Bill Russell will no longer walk this earth, but his words and deeds will resonate for years to come.
He passed away Sunday at the age of 88, and a generation that worships at the three-point line suddenly woke up to learn about the life in the paint and the championship exploits of the greatest winner in sports.
Russell, a Hall of Famer and 12-time All-Star, was the heart and soul of the great Boston Celtics teams that won 11 NBA championships — eight consecutive titles — from 1956 to 1969. He also won two NCAA championships at the University of San Francisco in 1955 and 1956 and an Olympic gold medal in 1956.
According to the great Boston sportswriter, Bob Ryan, over a 14-year-span, through college and the NBA, Russell participated in 21 winner-take-all contest games — nine NCAA tournament games, one Olympic gold medal game, 10 Game 7s and one deciding Game 5 — and didn’t play on a losing team in one of them.
I could have written he didn’t lose any of them, but that would have offended Russell. One of the greatest players in basketball history recognized it is, when the game is played right, a team accomplishment.
His San Francisco college team went 14-7 in his sophomore year, even though he believed they had the talent to be one of the best teams in the country. “I’ve never forgotten that sophomore season in all the succeeding years of argument about who the best all-time basketball players have been,” Russell wrote in “Second Wind,” his 1979 biography. “It’s a big temptation for me to judge a player by the won-loss record of the teams he’s played with. It’s not hard to see why. My high school teams lost only three games in the three seasons I played. On our Northwest tour the California All-Stars lost only one game, and that was to a college team. My freshman team at USF had a record of 19-4, and during my last two college seasons we went 57-1, with two NCAA championships.
“Then I went touring in Latin America with a team that won almost 30 games without losing one,” Russell wrote. “After playing on an undefeated Olympic team, I spent 13 years in the NBA. In 12 of those years, the Celtics reached the finals of the playoffs, and in 11 of them, we won the championship, including eight in a row.
“I was the only player who was in all those places, so I suppose I could say, ‘Well, I’m the reason,’” Russell wrote. “But my sophomore year in college showed me otherwise. We had wall-to-wall jerks on that team, and we couldn’t win. I played my heart out, but our team was riddled with dissension, and I was part of it. I was not strong enough to change the atmosphere for the better, and the team wasn’t strong enough to change me, so we feuded. There were bad feelings among almost all the players, so though everyone played well, we still lost. Sometimes, I’m haunted by the thought that my whole career could have been like that one season if certain ingredients hadn’t changed … that’s one reason why I still have strong feelings about individual honors in team sports, especially one like basketball in which it’s vital that individual skills mesh together.”

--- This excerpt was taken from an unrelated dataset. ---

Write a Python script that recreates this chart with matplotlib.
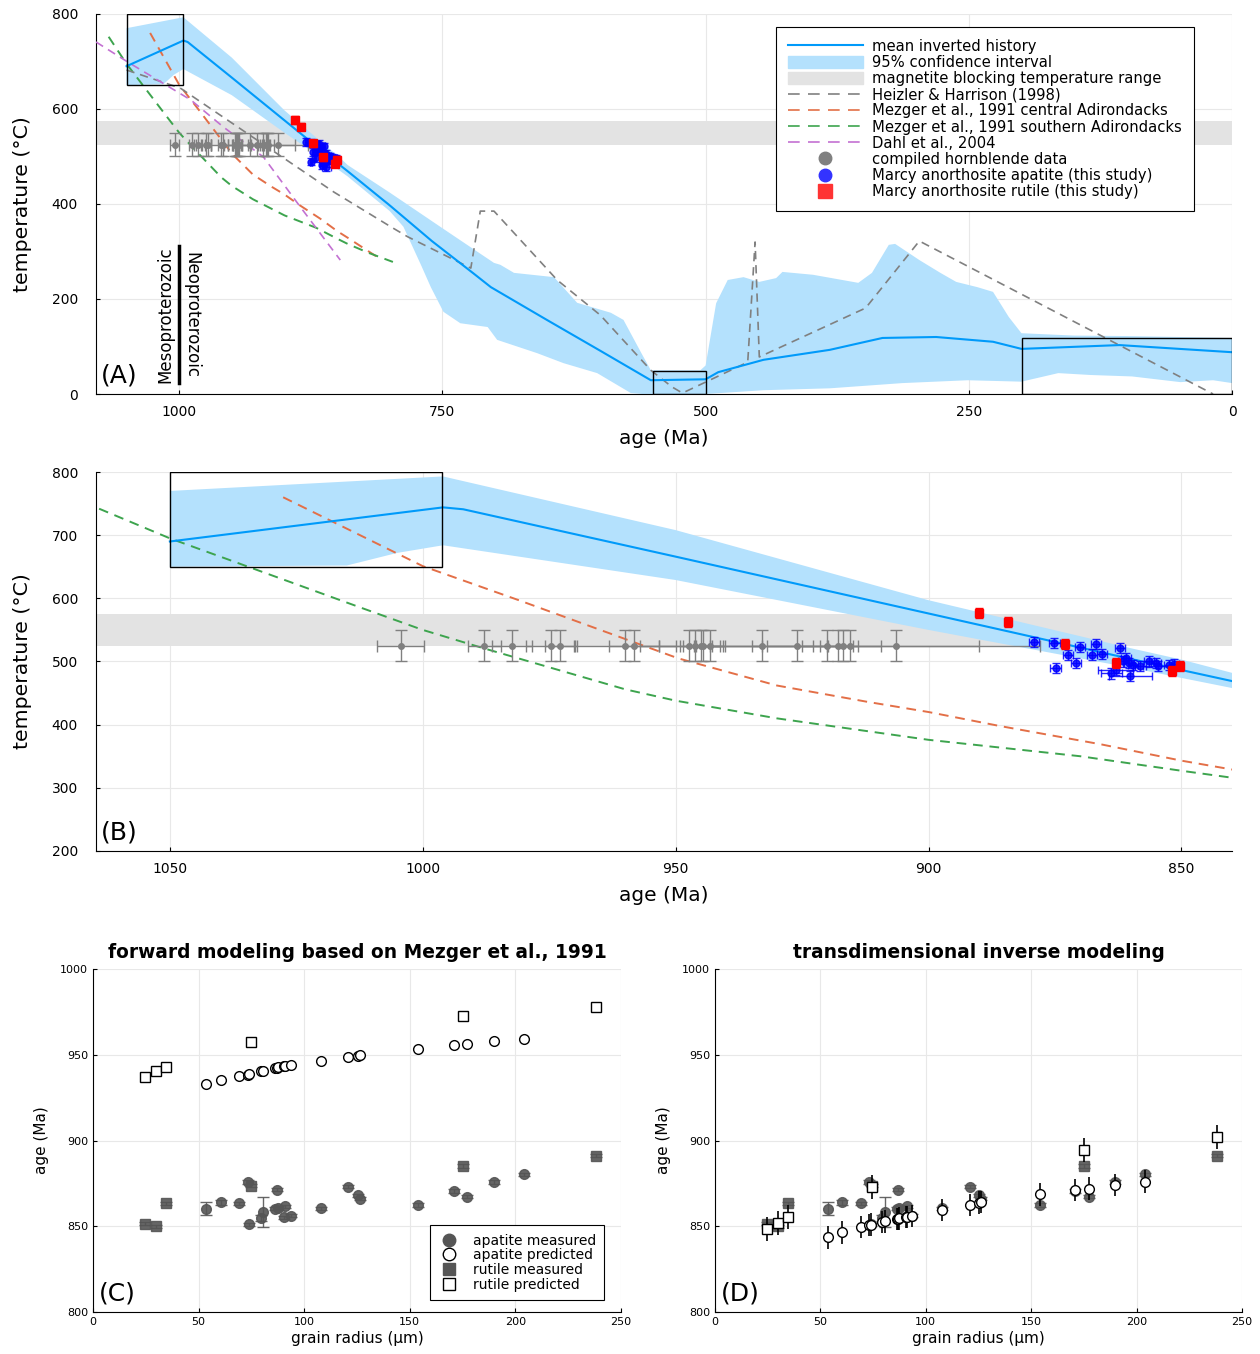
import numpy as np
import matplotlib.pyplot as plt
from matplotlib.lines import Line2D
from matplotlib.patches import Patch, Rectangle

plt.rcParams['font.family'] = ['DejaVu Sans']

# ---- thermal history (panel A / B) ----
mean_age = [1050, 996, 992, 950, 900, 860, 840, 800, 760, 749, 720, 704, 650, 600, 552,
            500, 488, 445, 382, 332, 281, 227, 200, 107, 0]
mean_T = [690, 744, 741, 666, 576, 504, 469, 397, 322, 303, 253, 225, 155, 91, 29,
          31, 46, 72, 93, 118, 120, 110, 95, 103, 88]

up_age = [1050, 996, 950, 900, 860, 850, 840, 800, 750, 701, 695, 682, 644, 622, 590, 578,
          561, 552, 505, 500, 490, 479, 464, 449, 433, 427, 398, 355, 342, 326, 320, 297,
          277, 262, 242, 227, 212, 200, 150, 100, 50, 0]
up_T = [770, 793, 708, 597, 521, 503, 482, 424, 349, 276, 272, 255, 246, 192, 171, 156,
        86, 50, 50, 60, 191, 240, 246, 236, 244, 257, 251, 234, 255, 314, 316, 282,
        255, 236, 225, 215, 162, 128, 123, 122, 120, 118]

lo_age = [1050, 1015, 1005, 996, 950, 900, 860, 840, 800, 787, 770, 761, 749, 733, 707, 698,
          660, 635, 603, 571, 560, 500, 445, 382, 313, 251, 200, 165, 134, 95, 49, 18, 0]
lo_T = [650, 652, 672, 684, 629, 550, 490, 458, 385, 352, 270, 225, 173, 149, 141, 114,
        86, 65, 44, 2, 0, 0, 8, 12, 23, 29, 26, 44, 40, 37, 25, 29, 23]

heizler_age = [1050, 999, 853, 799, 783, 723, 714, 701, 641, 600, 552, 532, 522, 460, 453,
               449, 348, 297, 18]
heizler_T = [682, 644, 425, 352, 331, 265, 385, 385, 240, 166, 50, 15, 2, 67, 320,
             78, 181, 322, 0]

mezc_age = [1027.6, 1000, 981, 949.5, 930, 912, 900, 886, 866, 850, 840, 813]
mezc_T = [760, 651, 597, 505, 462, 436, 420, 398, 369, 343, 329, 290]

mezs_age = [1067, 1050, 1012.5, 1000, 988, 960, 950, 930, 900, 870, 850, 840, 820, 797]
mezs_T = [752, 695, 586, 550, 521, 456, 438, 410, 376, 350, 327, 316, 297, 278]

dahl_age = [1079, 1049, 989, 958, 920, 885, 847]
dahl_T = [741, 699, 619, 562, 499, 394, 282]

hbl_age = [1004.4, 987.8, 982.4, 974.6, 972.9, 960.0, 958.2, 947.3, 946.2, 945.0, 944.6,
           943.3, 932.9, 926.0, 920.0, 918.0, 916.9, 915.5, 906.5]
hbl_age_err = [4.6, 3.3, 4, 5, 3, 10, 5, 6, 3, 12, 4, 3, 10, 6, 5, 28, 3, 6, 28.5]
hbl_T = 525
hbl_T_err = 25

ap_age = [879.2, 875.1, 874.9, 872.5, 870.8, 870.0, 867.7, 866.9, 865.7, 862.2, 863.0, 863.9,
          861.6, 860.9, 860.3, 860.1, 859.6, 858.1, 856.5, 855.0, 854.7, 852.4, 851.4]
ap_T = [531, 529, 489, 510, 497, 523, 511, 527, 512, 521, 487, 481,
        500, 505, 497, 477, 494, 493, 500, 497, 493, 494, 496]
ap_age_err = [1, 1, 1, 1, 1, 1, 1, 1, 1, 1, 3.5, 2.1,
              1, 1, 1, 4.3, 1, 1, 1, 1, 3, 1, 1]
ap_T_err = 8

rt_age = [890.1, 884.3, 873.0, 863.0, 851.9, 850.3]
rt_T = [577, 563, 527.5, 498, 485, 493]
rt_T_err = 8

# ---- grain ages (panel C / D) ----
ap_r = [53.7, 60.4, 69.3, 73.2, 74.0, 79.4, 80.5, 86.2, 87.0, 87.5, 90.6, 91.1, 93.6,
        107.8, 120.8, 125.4, 126.2, 154.0, 170.8, 177.3, 189.9, 204.1]
ap_meas = [860.3, 864.1, 863.3, 875.8, 851.2, 854.8, 858.2, 860.3, 871.3, 860.7, 855.2, 861.7,
           856.2, 860.5, 873.1, 868.1, 866.1, 862.3, 870.7, 867.3, 875.8, 880.2]
ap_meas_err = [4, 1.5, 1, 1, 1, 1.5, 8.7, 1, 1, 1, 1, 1, 1, 1, 1, 1, 1, 1, 1, 1, 1, 1]
ap_fwd = [932.8, 935.2, 937.6, 938.4, 938.7, 940.3, 940.6, 942.3, 942.5, 942.6, 943.4, 943.5,
          943.9, 946.6, 948.8, 949.5, 949.7, 953.6, 955.6, 956.4, 957.8, 959.2]
ap_inv = [843.5, 846.4, 849.4, 850.8, 851.0, 852.5, 852.8, 854.2, 854.4, 854.6, 855.3, 855.4,
          856.0, 859.5, 862.6, 863.8, 864.1, 868.6, 871.0, 872.0, 874.1, 876.1]
ap_inv_err = 6.5

rt_r = [24.5, 29.9, 34.8, 74.6, 175.2, 238.2]
rt_meas = [851.6, 850.0, 863.3, 873.7, 885.2, 891.2]
rt_meas_err = 1
rt_fwd = [936.8, 940.5, 943.0, 957.3, 972.4, 977.6]
rt_inv = [848.4, 852.2, 855.5, 872.9, 894.3, 902.2]
rt_inv_err = 7

c_blue = '#009AFA'
c_band = '#b4e1fd'
c_orange = '#E36F47'
c_green = '#3DA44E'
c_purple = '#C371D2'
dash = (0, (5, 3.5))

fig = plt.figure(figsize=(12.6, 13.54), dpi=100)
axA = fig.add_axes([0.0762, 0.709, 0.9016, 0.2807])
axB = fig.add_axes([0.0762, 0.3715, 0.9016, 0.2799])
axC = fig.add_axes([0.0738, 0.031, 0.4191, 0.2533])
axD = fig.add_axes([0.5675, 0.031, 0.4182, 0.2533])


def style(ax, labelsize):
    ax.grid(True, color='#e8e8e8', lw=0.8, zorder=0)
    ax.set_axisbelow(True)
    for s in ['top', 'right']:
        ax.spines[s].set_visible(False)
    ax.tick_params(direction='in', length=3, labelsize=labelsize)


def history(ax, ms):
    ax.axhspan(525, 575, color='#e3e3e3', zorder=1, lw=0)
    ax.fill(list(up_age) + lo_age[::-1], list(up_T) + lo_T[::-1], color=c_band, lw=0, zorder=2)
    ax.plot(mean_age, mean_T, color=c_blue, lw=1.5, zorder=4)
    ax.plot(mezc_age, mezc_T, color=c_orange, ls=dash, lw=1.4, zorder=3)
    ax.plot(mezs_age, mezs_T, color=c_green, ls=dash, lw=1.4, zorder=3)
    ax.errorbar(hbl_age, [hbl_T] * len(hbl_age), xerr=hbl_age_err, yerr=hbl_T_err, fmt='o',
                color='#808080', ms=ms - 1, capsize=4, elinewidth=1, zorder=5)
    ax.errorbar(ap_age, ap_T, xerr=ap_age_err, yerr=ap_T_err, fmt='o', color='#0000ff',
                alpha=0.85, ms=ms, capsize=3, elinewidth=1, zorder=6)
    ax.errorbar(rt_age, rt_T, yerr=rt_T_err, fmt='s', color='#ff0000', ms=ms + 1,
                capsize=3, elinewidth=1, zorder=7)
    ax.add_patch(Rectangle((996.2, 650), 1050 - 996.2, 150, fill=False, ec='black', lw=1, zorder=8))
    ax.tick_params(axis='y', pad=13)
    ax.tick_params(axis='x', pad=8)
    ax.set_xlabel('age (Ma)', fontsize=14.5, labelpad=7)
    ax.set_ylabel('temperature (°C)', fontsize=14.7, labelpad=14)


# ---------- panel A ----------
style(axA, 10)
history(axA, 5)
axA.plot(heizler_age, heizler_T, color='#808080', ls=dash, lw=1.2, zorder=3)
axA.plot(dahl_age, dahl_T, color=c_purple, ls=dash, lw=1.2, zorder=3)
axA.add_patch(Rectangle((500, 0), 50.4, 48.4, fill=False, ec='black', lw=1, zorder=8))
axA.add_patch(Rectangle((0, 0), 199.6, 118, fill=False, ec='black', lw=1, zorder=8))
axA.set_xlim(1079, 0)
axA.set_ylim(0, 800)
axA.set_xticks([1000, 750, 500, 250, 0])
axA.set_yticks([0, 200, 400, 600, 800])
axA.plot([1000, 1000], [23, 312], color='black', lw=2.5, zorder=9)
axA.text(1013, 167, 'Mesoproterozoic', rotation=90, ha='center', va='center', fontsize=12)
axA.text(988, 167, 'Neoproterozoic', rotation=270, ha='center', va='center', fontsize=12)
axA.text(0.004, 0.03, '(A)', transform=axA.transAxes, fontsize=18)

handles = [
    Line2D([], [], color=c_blue, lw=1.5),
    Patch(color=c_band),
    Patch(color='#e3e3e3'),
    Line2D([], [], color='#808080', ls=(0, (7, 5)), lw=1.2),
    Line2D([], [], color=c_orange, ls=(0, (7, 5)), lw=1.2),
    Line2D([], [], color=c_green, ls=(0, (7, 5)), lw=1.2),
    Line2D([], [], color=c_purple, ls=(0, (7, 5)), lw=1.2),
    Line2D([], [], color='#808080', marker='o', ls='none', ms=9),
    Line2D([], [], color='#3333ff', marker='o', ls='none', ms=9),
    Line2D([], [], color='#ff3333', marker='s', ls='none', ms=10),
]
labels = ['mean inverted history', '95% confidence interval', 'magnetite blocking temperature range',
          'Heizler & Harrison (1998)', 'Mezger et al., 1991 central Adirondacks',
          'Mezger et al., 1991 southern Adirondacks', 'Dahl et al., 2004',
          'compiled hornblende data', 'Marcy anorthosite apatite (this study)',
          'Marcy anorthosite rutile (this study)']
legA = axA.legend(handles, labels, loc='upper right', bbox_to_anchor=(0.9665, 0.966), fontsize=10.6,
                  labelspacing=0.08, handlelength=5.1, handleheight=0.85, handletextpad=0.65,
                  borderpad=0.8, borderaxespad=0, fancybox=False, edgecolor='black', framealpha=1)
legA.get_frame().set_linewidth(0.8)
legA.set_zorder(20)

# ---------- panel B ----------
style(axB, 10)
history(axB, 5)
axB.set_xlim(1064.6, 840)
axB.set_ylim(200, 800)
axB.set_xticks([1050, 1000, 950, 900, 850])
axB.set_yticks([200, 300, 400, 500, 600, 700, 800])
axB.text(0.004, 0.03, '(B)', transform=axB.transAxes, fontsize=18)

# ---------- panels C / D ----------
meas_col = '#555555'
for ax in (axC, axD):
    style(ax, 8)
    ax.errorbar(ap_r, ap_meas, yerr=ap_meas_err, fmt='o', color=meas_col, alpha=0.9, ms=7,
                capsize=4, elinewidth=1, zorder=3)
    ax.errorbar(rt_r, rt_meas, yerr=rt_meas_err, fmt='s', color=meas_col, alpha=0.9, ms=7.5,
                capsize=4, elinewidth=1, zorder=3)
    ax.set_xlim(0, 250)
    ax.set_ylim(800, 1000)
    ax.set_xticks([0, 50, 100, 150, 200, 250])
    ax.set_yticks([800, 850, 900, 950, 1000])
    ax.set_xlabel('grain radius (μm)', fontsize=11, labelpad=3)
    ax.set_ylabel('age (Ma)', fontsize=11, labelpad=8)

axC.plot(ap_r, ap_fwd, 'o', mfc='white', mec='black', ms=7, zorder=4)
axC.plot(rt_r, rt_fwd, 's', mfc='white', mec='black', ms=7.5, zorder=4)
axC.set_title('forward modeling based on Mezger et al., 1991', fontsize=13.4, fontweight='bold', pad=8)
axC.text(0.012, 0.035, '(C)', transform=axC.transAxes, fontsize=18)
hC = [Line2D([], [], color=meas_col, marker='o', ls='none', ms=9),
      Line2D([], [], mfc='white', mec='black', marker='o', ls='none', ms=9),
      Line2D([], [], color=meas_col, marker='s', ls='none', ms=9),
      Line2D([], [], mfc='white', mec='black', marker='s', ls='none', ms=9)]
legC = axC.legend(hC, ['apatite measured', 'apatite predicted', 'rutile measured', 'rutile predicted'],
                  loc='lower right', bbox_to_anchor=(0.968, 0.035), fontsize=10, labelspacing=0.05,
                  handlelength=1.6, handletextpad=0.9, borderpad=0.6, borderaxespad=0,
                  fancybox=False, edgecolor='black', framealpha=1)
legC.get_frame().set_linewidth(0.8)

axD.errorbar(ap_r, ap_inv, yerr=ap_inv_err, fmt='o', mfc='white', mec='black', ecolor='black',
             ms=7, elinewidth=1.2, zorder=4)
axD.errorbar(rt_r, rt_inv, yerr=rt_inv_err, fmt='s', mfc='white', mec='black', ecolor='black',
             ms=7.5, elinewidth=1.2, zorder=4)
axD.set_title('transdimensional inverse modeling', fontsize=13.4, fontweight='bold', pad=8)
axD.text(0.012, 0.035, '(D)', transform=axD.transAxes, fontsize=18)

fig.savefig('out.png', dpi=100)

This man, who won on nearly every team he played on, was haunted by one season of failure. That speaks volumes of his legacy as a winner.
I went back to look at my copy of “Second Wind” — co-authored by Taylor Branch, who won a Pulitzer Prize for his trilogy of books chronicling the life of Martin Luther King, Jr. — to remind myself not of Russell’s basketball accomplishments, but of the events that shaped the life that was honored with the Presidential Medal of Freedom in 2011 — lessons that are relevant today.
He recalled a book he read at the age of 13 in the Oakland Public Library about American history and a particular passage about slavery. “Despite the hardships they suffered, most slaves enjoyed a higher standard of living and a better life in America than they had in their primitive African homeland.”
Sounds like a page out of a proposal to the Texas State Board of Education.
“I had to get up and walk out of the library,” Russell wrote. “For weeks afterward, I went around in a fog. The sentence stunned me. There it was, written plainly, that people were better off here as slaves than they had been as free people at home. I couldn’t believe anyone had the nerve to say something like that, especially in a history book.”
Russell also recounted the first time his grandfather came to see him play in the NBA — and how it would have a lasting impact on him.
His grandfather was in the Celtics locker room after the game and Russell saw him crying. He had seen John Havlicek and Sam Jones in the shower. “I never thought I’d live to see the day when water would run off a White man onto a Black man, and the water would run off a Black man onto a White man …. I’ve been to church all of my days, but I never thought I’d see anything like this.”
What many of us take for granted was a life-defining moment for Russell. He would take those life lessons and build a legacy off the court.
For his loved ones, that’s where he made the biggest difference.
“For all the winning, Bill’s understanding of the struggle is what illuminated his life,” the family statement said. “From boycotting a 1961 exhibition game to unmask too-long-tolerated discrimination, to leading Mississippi’s first integrated basketball camp in the combustible wake of Medgar [Evers’] assassination, to decades of activism ultimately recognized by his receipt of the Presidential Medal of Freedom … Bill called out injustice with an unforgiving candor that he intended would disrupt the status quo, and with a powerful example that, though never his humble intention, will forever inspire teamwork, selflessness and thoughtful change.”